Now there are children and there are children.  Some children, when they are younger, take a lot of care and tending.  You have to wipe their nose and cut up there food.  Or maybe you have a problem child.  That’s the one you have to tell something a thousand times before they finally mind.  But young or old, problem child or momma’s pride and joy, you’re still somebody’s child.  So when the Bible tells calls us the children of God, it doesn’t necessarily mean that we have it all together.  No, we are children of God who grow in the spiritual life.  The image that the Jesus presents in John’s gospel of the Good Shepherd helps us understand what it means to be a child of God.  I was surprised when I met real shepherd for the first time in Huitzila, Mexico. (Not many shepherds in Baltimore… or Chicago.) A shepherd does not try to exert absolute control over his flock.  He in fact was behind the flock, not in front. The shepherd trusted in, believed in his flock.  He believed enough to let them wander over the hills on their own without determining each step for them.  He believed enough to let them make mistakes even though it will make his job harder.  He believed enough to trust that they will respond when he points out the right direction to them.  When Jesus says that he is the Good Shepherd he is letting us know the kind of faith that he has in us as his flock.

Child of God, what shall you do? Have faith that our Good Shepherd calls us each by name, in all of our uniqueness.  That changes not only our relationship with God but also our relationships with one another.  Jesus says in the gospel that since he is the Good Shepherd all the sheep, even the ones who do not belong to the fold, must hear his voice, “and there will be one flock, one shepherd.”  The children of God have the obligation, therefore, to reflect the togetherness, the unity, the oneness, that we possess as the one family of God.  That means, primarily, that we must work to overcome any separations, any barriers, any divisions that have crept up over the years which prevent our living in unity.  Too, we must forgive and be forgiven for the hurts and resentments that inhibit our living as one.  And we must reach out to those who feel estranged or alienated, who feel they don’t belong, and invite them into the family of God to which every single human being is called.  We must do whatever is necessary to reflect that all are members of the one family of God.

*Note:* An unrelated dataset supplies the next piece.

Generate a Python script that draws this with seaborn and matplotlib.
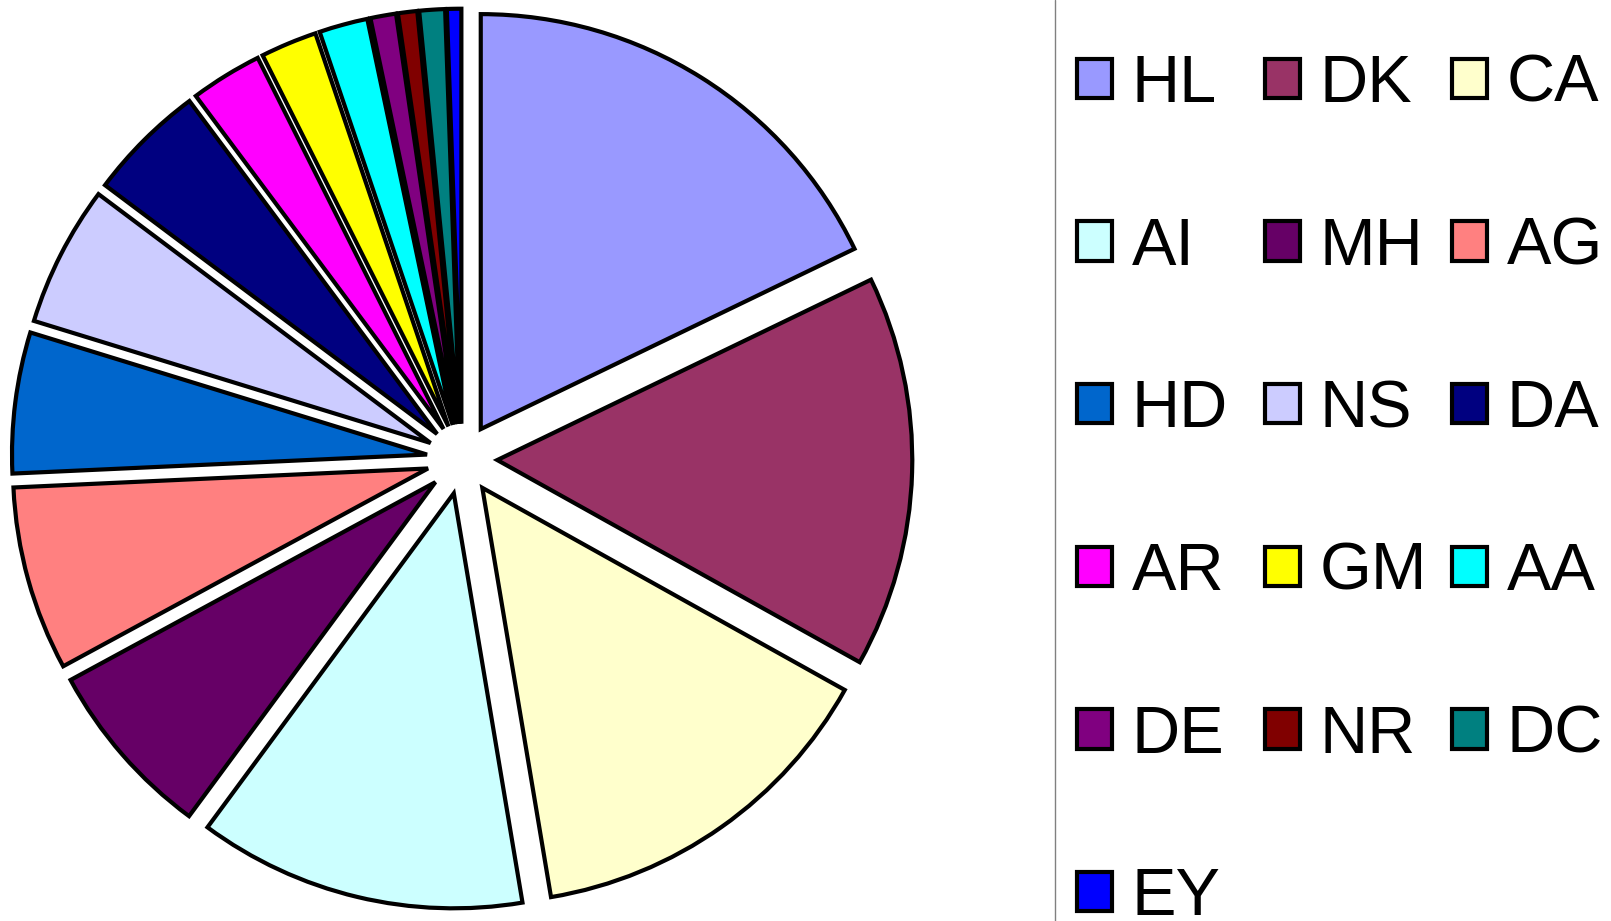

Child of God, how shall you live?  By imitating Jesus, our Good shepherd, who “lays down his life for the sheep.”  The willingness to lay down one’s life for others serves as the pattern we see in Jesus.  If you saw a child of God who was hungry, you’d feed him.  If you saw a child of God who was sick, you’d visit.  If you saw a child of God who was lost, you’d show her the way. The message Jesus lived and died for is that there isn’t anyone out there who isn’t a child of God!  So we shall love as Jesus loved, laying down our individual lives, in the interest of the deeper and wider life we have in common.  Jesus does not use power or force but lays down his life.  To really correct a world going horribly wrong we must move from a love of power to relying on the power of love.  In the end, it is only the power of love that lasts.  Martin Luther King, Jr. had no military strength, no political office, no economic clout.  He had no power but the power of love — and he more than all the power mongers changed the country.  In that he imitated his Good Shepherd who was powerless to prevent his own execution — but who saved the world by the power of his love.  The epistle today concludes, “When it comes to light, we shall be like him.”  We shall be like our Good Shepherd when we move from the love of power to the power of love.  With the power of love our young people grow up to be the divine creations God intends them to be.  With the power of love our church transfigures the neighborhood.  With the power of love our hearts are filled with peace and joy.  That’s the power, the power of love.

“I know mine and mine know me,” says Jesus in the Gospel.  Because God has been generous to us, we are generous in response.  Because God has shown us the path of life, we strive to follow that path wherever it leads.  Because God sent Jesus to teach us how to live, we trust that his way is the right way.  We are called to live out who we are, children of God.